It was a fatal day in high school when the pernicious seed was planted in my tender mind: gardening would be a perfect hobby.
Sunlight. Fresh air. Relaxation. Warm earth. Good exercise. Abundant fruit.
I should have doused the idea with RoundUp the moment it germinated. But alas... it took root and my garden fantasies have proven a much more fertile ground than my backyard ever since.
It all started with 96 styrofoam cups, strategically arranged in my mother's cake pans. I plunked some virgin dirt and a few seeds in each cup, poked holes in the bottoms, set them in her cake pans with some water, and put them in the warmest brightest spot in our house I could think of: the top shelves of my closet.
Yes, dear friends, I was a closet gardener.
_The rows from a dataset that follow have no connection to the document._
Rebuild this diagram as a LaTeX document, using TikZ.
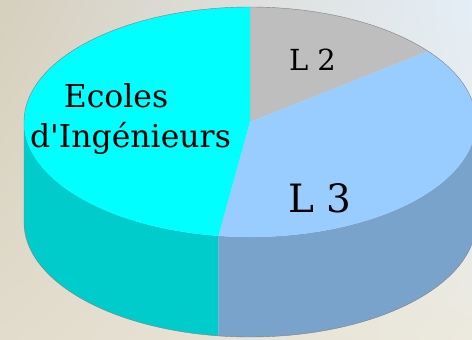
\documentclass[tikz,border=0pt]{standalone}
\usepackage{fontspec}
\setmainfont{DejaVu Serif}
\usetikzlibrary{shadings}
\definecolor{ecoletop}{RGB}{0,255,255}
\definecolor{ecoleside}{RGB}{0,204,204}
\definecolor{ldeuxtop}{RGB}{190,190,190}
\definecolor{ltroistop}{RGB}{153,204,255}
\definecolor{ltroisside}{RGB}{122,163,204}
\definecolor{edge}{RGB}{128,128,128}
\definecolor{bgul}{RGB}{214,207,190}
\definecolor{bgur}{RGB}{228,238,247}
\definecolor{bgll}{RGB}{226,220,204}
\definecolor{bglr}{RGB}{236,233,222}
\begin{document}
\begin{tikzpicture}[x=1pt,y=1pt,
    label/.style={inner sep=0pt, anchor=base, text=black}]

  % Background
  \shade[upper left=bgul, upper right=bgur, lower left=bgll, lower right=bglr]
    (0,0) rectangle (472,340);
  \clip (0,0) rectangle (472,340);

  \coordinate (top) at (250,218);
  \coordinate (bot) at (250,118);

  % Sides
  \fill[ecoleside] (top) ++(180:226 and 115) arc[start angle=180, end angle=262, x radius=226, y radius=115]
    -- ++(0,-100) arc[start angle=262, end angle=180, x radius=226, y radius=115] -- cycle;
  \fill[ltroisside] (top) ++(262:226 and 115) arc[start angle=262, end angle=360, x radius=226, y radius=115]
    -- ++(0,-100) arc[start angle=360, end angle=262, x radius=226, y radius=115] -- cycle;

  % Slices
  \fill[ldeuxtop] (top) -- ++(38:226 and 115) arc[start angle=38, end angle=90, x radius=226, y radius=115] -- cycle;
  \fill[ecoletop] (top) -- ++(90:226 and 115) arc[start angle=90, end angle=262, x radius=226, y radius=115] -- cycle;
  \fill[ltroistop] (top) -- ++(262:226 and 115) arc[start angle=262, end angle=398, x radius=226, y radius=115] -- cycle;

  % Outline
  \draw[edge, line width=0.4pt] (top) ++(0:226 and 115) arc[start angle=0, end angle=180, x radius=226, y radius=115]
    -- ++(0,-100) arc[start angle=180, end angle=360, x radius=226, y radius=115];

  % Labels
  \node[label, font=\fontsize{31.5}{36}\selectfont] (ecoles) at (116,232) {Ecoles};
  \node[label, font=\fontsize{31.5}{36}\selectfont] (ingenieurs) at (130.5,192) {d\textquotesingle Ingénieurs};
  \node[label, font=\fontsize{29}{36}\selectfont] (ldeux) at (312.5,269) {L 2};
  \node[label, font=\fontsize{39}{46}\selectfont] (ltrois) at (320,127) {L 3};

\end{tikzpicture}
\end{document}
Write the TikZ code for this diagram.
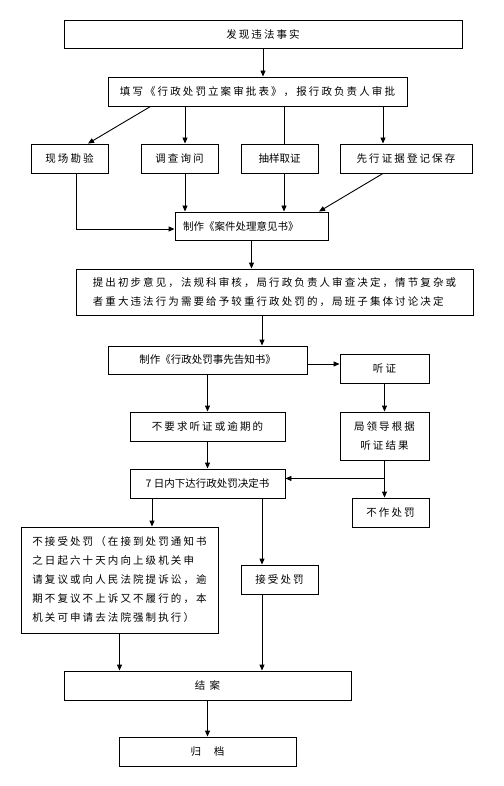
\documentclass[tikz,border=0pt]{standalone}
\usepackage{fontspec}
\usetikzlibrary{arrows.meta}
\newfontfamily\cjk[LetterSpace=20]{Noto Sans CJK SC}
\newfontfamily\cjkn{Noto Sans CJK SC}

\begin{document}
\begin{tikzpicture}[x=1pt, y=-1pt,
          every node/.style={font=\cjk\fontsize{10.5pt}{19pt}\selectfont},
          box/.style={draw, line width=0.9pt, inner sep=0pt, minimum height=29pt},
          tight/.style={font=\cjkn\fontsize{10.5pt}{19pt}\selectfont},
          arr/.style={-{Triangle[length=6pt,width=5pt]}, line width=0.9pt}]
        % Flow of an administrative penalty case, top to bottom.
        % Coordinates: (x,y) in px of the page, y grows downwards
        \useasboundingbox (0,0) rectangle (503,786);
        \node[box, minimum width=398pt, minimum height=28pt] (find) at (263,34) {发现违法事实};
        \node[box, minimum width=299pt] (fill) at (257.5,91.5)
              {填写《行政处罚立案审批表》，报行政负责人审批};
        \node[box, minimum width=77pt] (site) at (69.5,158.5) {现场勘验};
        \node[box, minimum width=77pt] (inquiry) at (179.5,158.5) {调查询问};
        \node[box, minimum width=77pt, tight] (sample) at (279.5,158.5) {抽样取证};
        \node[box, minimum width=132pt] (preserve) at (406,158.5) {先行证据登记保存};
        \node[box, minimum width=153pt, minimum height=28pt, tight,
              text width=137pt, align=left] (opinion) at (251.5,226) {制作《案件处理意见书》};
        \node[box, minimum width=397pt, minimum height=46pt, align=left] (review) at (274.5,292)
              {提出初步意见，法规科审核，局行政负责人审查决定，情节复杂或\\
               者重大违法行为需要给予较重行政处罚的，局班子集体讨论决定};
        \node[box, minimum width=199pt, minimum height=28pt, tight] (notice) at (207.5,360)
              {制作《行政处罚事先告知书》};
        \node[box, minimum width=89pt] (hearing) at (384.5,368.5) {听证};
        \node[box, minimum width=155pt] (nohearing) at (207.5,426.5) {不要求听证或逾期的};
        \node[box, minimum width=89pt, minimum height=48pt, align=center] (leader)
              at (384.5,436) {局领导根据\\听证结果};
        \node[box, minimum width=155pt, tight] (decide) at (207.5,483.5) {7 日内下达行政处罚决定书};
        \node[box, minimum width=77pt] (nopenalty) at (390.5,512.5) {不作处罚};
        \node[box, minimum width=197pt, minimum height=106pt, align=left] (refuse) at (119.5,580)
              {不接受处罚（在接到处罚通知书\\
               之日起六十天内向上级机关申\\
               请复议或向人民法院提诉讼，逾\\
               期不复议不上诉又不履行的，本\\
               机关可申请去法院强制执行）};
        \node[box, minimum width=77pt] (accept) at (279.5,579.5) {接受处罚};
        \node[box, minimum width=287pt] (close) at (207.5,685.5) {结 案};
        \node[box, minimum width=177pt] (archive) at (207.5,751.5) {归\hspace{1.2em}档};
        % connectors
        \draw[arr] (find.south) -- (find.south |- fill.north);
        \draw[arr] ([xshift=43pt]fill.south west) -- ([xshift=18.5pt]site.north);
        \draw[arr] ([xshift=5.5pt]inquiry.north |- fill.south) -- ([xshift=5.5pt]inquiry.north);
        \draw[line width=0.9pt] ([xshift=4.5pt]sample.north |- fill.south) -- ([xshift=4.5pt]sample.north);
        \draw[arr] ([xshift=-23pt]preserve.north |- fill.south) -- ([xshift=-23pt]preserve.north);
        \draw[arr] ([xshift=6.5pt]site.south) |- ([yshift=-3pt]opinion.west);
        \draw[arr] ([xshift=5.5pt]inquiry.south) -- ([xshift=5.5pt]inquiry.south |- opinion.north);
        \draw[arr] ([xshift=4.5pt]sample.south) -- ([xshift=4.5pt]sample.south |- opinion.north);
        \draw[arr] ([xshift=-23pt]preserve.south) -- ([xshift=67.5pt]opinion.north);
        \draw[arr] (opinion.south) -- (opinion.south |- review.north);
        \draw[arr] ([xshift=-12.5pt]review.south) -- ([xshift=-12.5pt]review.south |- notice.north);
        \draw[arr] ([yshift=-4pt]notice.east) -- ([yshift=-4pt]notice.east -| hearing.west);
        \draw[arr] (notice.south) -- (nohearing.north);
        \draw[arr] (hearing.south) -- (leader.north);
        \draw[arr] (nohearing.south) -- (decide.north);
        \coordinate (split) at ([yshift=-18pt]leader.south);
        \draw[line width=0.9pt] (leader.south) -- (split);
        \draw[arr] (split) -- (split -| decide.east);
        \draw[arr] (split) -- (split |- nopenalty.north);
        \draw[arr] ([xshift=-55.5pt]decide.south) -- ([xshift=-55.5pt]decide.south |- refuse.north);
        \draw[arr] ([xshift=54.5pt]decide.south) -- ([xshift=54.5pt]decide.south |- accept.north);
        \draw[arr] (refuse.south) -- (refuse.south |- close.north);
        \draw[arr] ([xshift=-17.5pt]accept.south) -- ([xshift=-17.5pt]accept.south |- close.north);
        \draw[arr] (close.south) -- (archive.north);
      \end{tikzpicture}
\end{document}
But my secret didn't last long. When my sister wanted to bake and couldn't find the square cake pans, I was forced to sacrifice some of my precious incubating trays for a dish of cornbread. My seedlings never forgave me. One by one the bright spring green shoots flopped over, limp as a tantruming toddler, and they never rose again.
Of the 96 seeds started, exactly one survived. I babied it in my windowsill so long it actually grew a little cherry-sized pepper. When it threatened to die, I ate the pepper and buried the plant in the compost alongside my dreams. Gardening was a bitter disappointment.
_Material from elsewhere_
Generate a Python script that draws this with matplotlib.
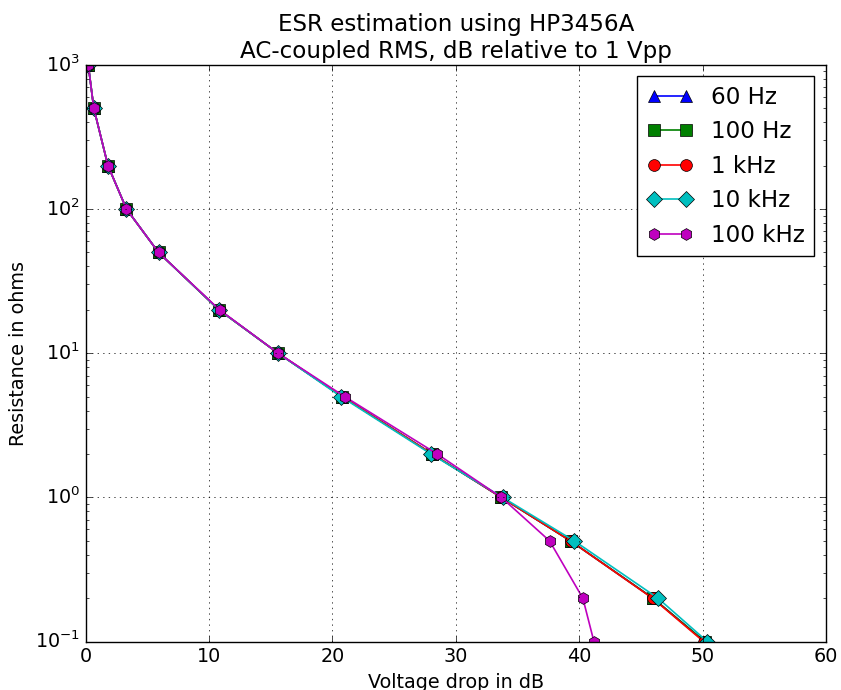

And then I married a farmer.
Suddenly, gardening sprang back up from the depths of the smoldering compost heap to the upper echelon my interests. I was a natural born gardener! I was made for this! It's in my bones!
Old fantasies die hard.
Despite the mixed success/failure of our gardens the past few years, that little seed of interest sown back in high school continues to bloom each year, and once again I find myself on this cold February afternoon...
... starting seeds.
4 comments:
This was good. Very punny...but...four words: NEXT LOVE STORY INSTALLMENT! :-) Pretty pleeeeeeeeeeeeeeeease?
Guess what?! Our friends Ed & Loretta offered to let us go halvsies on their garden! Loretta loves to garden but works fulltime and doesn't have as much time as it needs. So I'm going to help her plant and then I'll take Sweet Baby over there a few times a week to weed. When it's time to harvest, I'll help her with the canning and we'll split the bounty. I'm so excited. I've never been much for the work involved with gardening but I think this year I'm ready to put my shoulder to the plow...
Awesome!! It's so much more fun to do it with someone else than to go it alone (and in my case it would be more successful if somebody else did the gardening, hehe).